Karl Menninger, M.D.
Menninger Foundation

“Perhaps the most effective treatment in the rehabilitation of the alcoholic is a philosophy of living which is compatible with the individual and his family, an absorbing faith in himself which comes only after he has learned to understand himself, and a close association with others whose experiences parallel his own. The physician’s cooperation with Alcoholics Anonymous is one way of obtaining these things for his patient.”

Marvin A. Block, M.D., member of the
American Medical Association’s Committee
on Alcoholism and Drug Dependence

What do religious leaders think of A.A.?
Also see pamphlet:”Members of the Clergy Ask About A.A.”

Probably no lay movement of modem times has been more richly endowed than A.A. with the support of the clergy of all the great faiths. Like the doctors, mankind’s spiritual advisers have long been troubled by the problem of alcoholism. Many of these advisers have heard honest people make sincere pledges to abstain from alcohol they could not control – only to see them break those pledges within hours, days, or weeks. Sympathy, understanding, and appeals to conscience have been of little avail to the clergy in their attempts to help the alcoholic.

Thus it is perhaps not surprising that A.A. – although it offers a way of fife rather than a way of formal religion – should be embraced so warmly by representatives of many different denominations. Here is how some of them have referred to A.A. in the past:

The Directors Bulletin, a Jesuit periodical
published at St. Louis, Mo.

“Father Dowling of The Queen’s Work staff had exceptional opportunity to observe the Alcoholics Anonymous movement.

“He found that the keystone of the A.A. therapy includes self-denial, humility, charity, good example, and opportunities for a new pattern of social recreation. All denominations are represented in the movement. Readers can be assured that no article or book on the movement is one-tenth as convincing as is personal contact with an individual or group of A.A.s whose personalities and homes and businesses have been transformed from chaos into sound achievement.”

The Living Church (Episcopal)

“Basis of the technique of Alcoholics Anonymous is the truly Christian principle that a man cannot help himself except by helping others. The A.A. plan is described by the members themselves as ‘self-insurance.’ This self-insurance has resulted in the restoration of physical, mental, and spiritual health and self-respect to hundreds of men and women who would be hopelessly down-and-out without its unique but effective therapy. “

Who is responsible for the publicity about A.A.?

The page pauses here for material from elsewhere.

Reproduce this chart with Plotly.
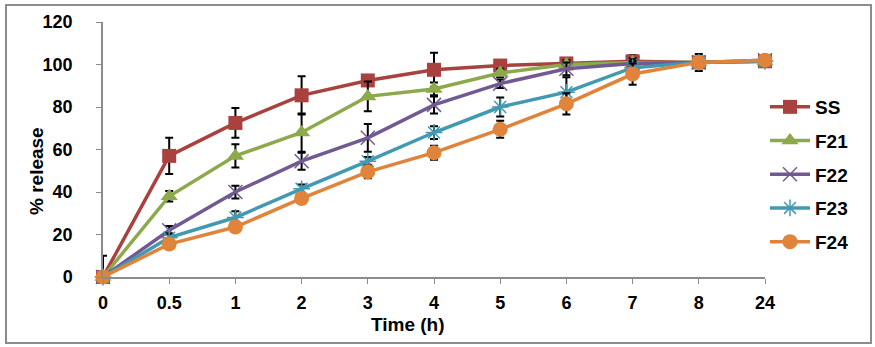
import plotly.graph_objects as go

times = ["0", "0.5", "1", "2", "3", "4", "5", "6", "7", "8", "24"]

ss = [0, 57, 72.5, 85.5, 92.5, 97.5, 99.5, 100.5, 101.5, 101, 101.5]
ss_err = [10, 8.5, 7, 9, 2, 8, 1.5, 2, 3, 4, 1]
f21 = [0, 38, 57, 68, 85, 88.5, 96, 100, 101, 101, 101.5]
f21_err = [0, 2.5, 5.5, 9, 7, 3, 2, 2, 2, 2, 1]
f22 = [0, 22, 40, 54.5, 65.5, 81, 91, 98, 100.5, 101, 102]
f22_err = [0, 2, 3, 4, 6.5, 4, 2, 3, 2, 2, 1]
f23 = [0, 18.5, 28, 41.5, 54.5, 68, 80, 87, 98.5, 101, 101.5]
f23_err = [0, 2, 3, 2, 2, 3, 4.5, 7, 3, 2, 1]
f24 = [0, 15.5, 23.5, 37, 49.5, 58.5, 69.5, 81.5, 95.5, 101, 102]
f24_err = [0, 2, 2, 2, 3, 3.3, 4, 5, 5, 2, 1]

series = [
    ("SS", ss, ss_err, "#A9423F", dict(symbol="square", size=14)),
    ("F21", f21, f21_err, "#8CA94B", dict(symbol="triangle-up", size=15)),
    ("F22", f22, f22_err, "#715A91", dict(symbol="x-thin", size=14)),
    ("F23", f23, f23_err, "#4299B2", dict(symbol="asterisk", size=14)),
    ("F24", f24, f24_err, "#E0843B", dict(symbol="circle", size=15)),
]

FONT = "Liberation Sans, Arial, sans-serif"

fig = go.Figure()
for name, vals, err, color, mk in series:
    minus = [0 if t == "0" else e for t, e in zip(times, err)]
    marker = dict(color=color, **mk)
    if mk["symbol"] in ("x-thin", "asterisk"):
        marker["line"] = dict(color=color, width=1.5)
    else:
        marker["line"] = dict(width=0)
    fig.add_trace(go.Scatter(
        x=times, y=vals, name=name, mode="lines+markers",
        line=dict(color=color, width=3.5),
        marker=marker,
        error_y=dict(type="data", array=err, arrayminus=minus, visible=True,
                     color="black", thickness=2, width=4),
        cliponaxis=False,
        legendgroup=name,
    ))

W, H = 875, 347
L, R, T, B = 103, 110, 22, 70
pw, ph = W - L - R, H - T - B

def px(x):
    return (x - L) / pw

def py(y):
    return (H - B - y) / ph

fig.update_layout(
    width=W, height=H,
    margin=dict(l=L, r=R, t=T, b=B),
    paper_bgcolor="white", plot_bgcolor="white",
    font=dict(family=FONT, size=18, color="black"),
    showlegend=True,
    legend=dict(x=px(765), y=py(88), xanchor="left", yanchor="top",
                font=dict(family=FONT, size=19, color="black", weight="bold"),
                tracegroupgap=6, bgcolor="rgba(0,0,0,0)", itemwidth=40),
    xaxis=dict(type="category", categoryorder="array", categoryarray=times,
               range=[0, 10], showline=True, linecolor="#8c8c8c", linewidth=1.5,
               ticks="outside", ticklen=5, tickcolor="#8c8c8c", showgrid=False,
               zeroline=False, ticklabelstandoff=4,
               tickfont=dict(family=FONT, size=18, color="black", weight="bold")),
    yaxis=dict(range=[0, 120], tickvals=[0, 20, 40, 60, 80, 100, 120],
               showline=True, linecolor="#8c8c8c", linewidth=1.5,
               ticks="outside", ticklen=5, tickcolor="#8c8c8c", showgrid=False,
               zeroline=False, ticklabelstandoff=20,
               tickfont=dict(family=FONT, size=18, color="black", weight="bold")),
    shapes=[dict(type="rect", xref="paper", yref="paper",
                 x0=px(6), x1=px(871), y0=py(343), y1=py(5),
                 line=dict(color="#8c8c8c", width=2), layer="below")],
    annotations=[
        dict(text="<b>% release</b>", xref="paper", yref="paper",
             x=px(37), y=py(171), textangle=-90, showarrow=False,
             xanchor="center", yanchor="middle",
             font=dict(family=FONT, size=19, color="black")),
        dict(text="<b>Time (h)</b>", xref="paper", yref="paper",
             x=px(408), y=py(324), showarrow=False,
             xanchor="center", yanchor="middle",
             font=dict(family=FONT, size=19, color="black")),
    ],
)

fig.write_html("out.html")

The A.A. tradition of public relations has always been keyed to attraction rather than promotion. A.A. never seeks publicity but always cooperates fully with responsible representatives of press, radio, television, motion pictures, and other media that seek information about the recovery program.

At national and international levels, news of A.A. is made available by the Public Information Committee of the General Service Board. Local committees have also been organized, to provide the media with facts about A.A. as a resource for alcoholics in their communities.

A.A. is deeply grateful to all its friends who have been responsible for the recognition accorded the movement. It is also deeply aware of the fact that the anonymity of members, upon which the program is so dependent, has been respected so faithfully by all media.

It should also be noted that within A.A., at A.A. meetings and among themselves, A.A. members are not anonymous.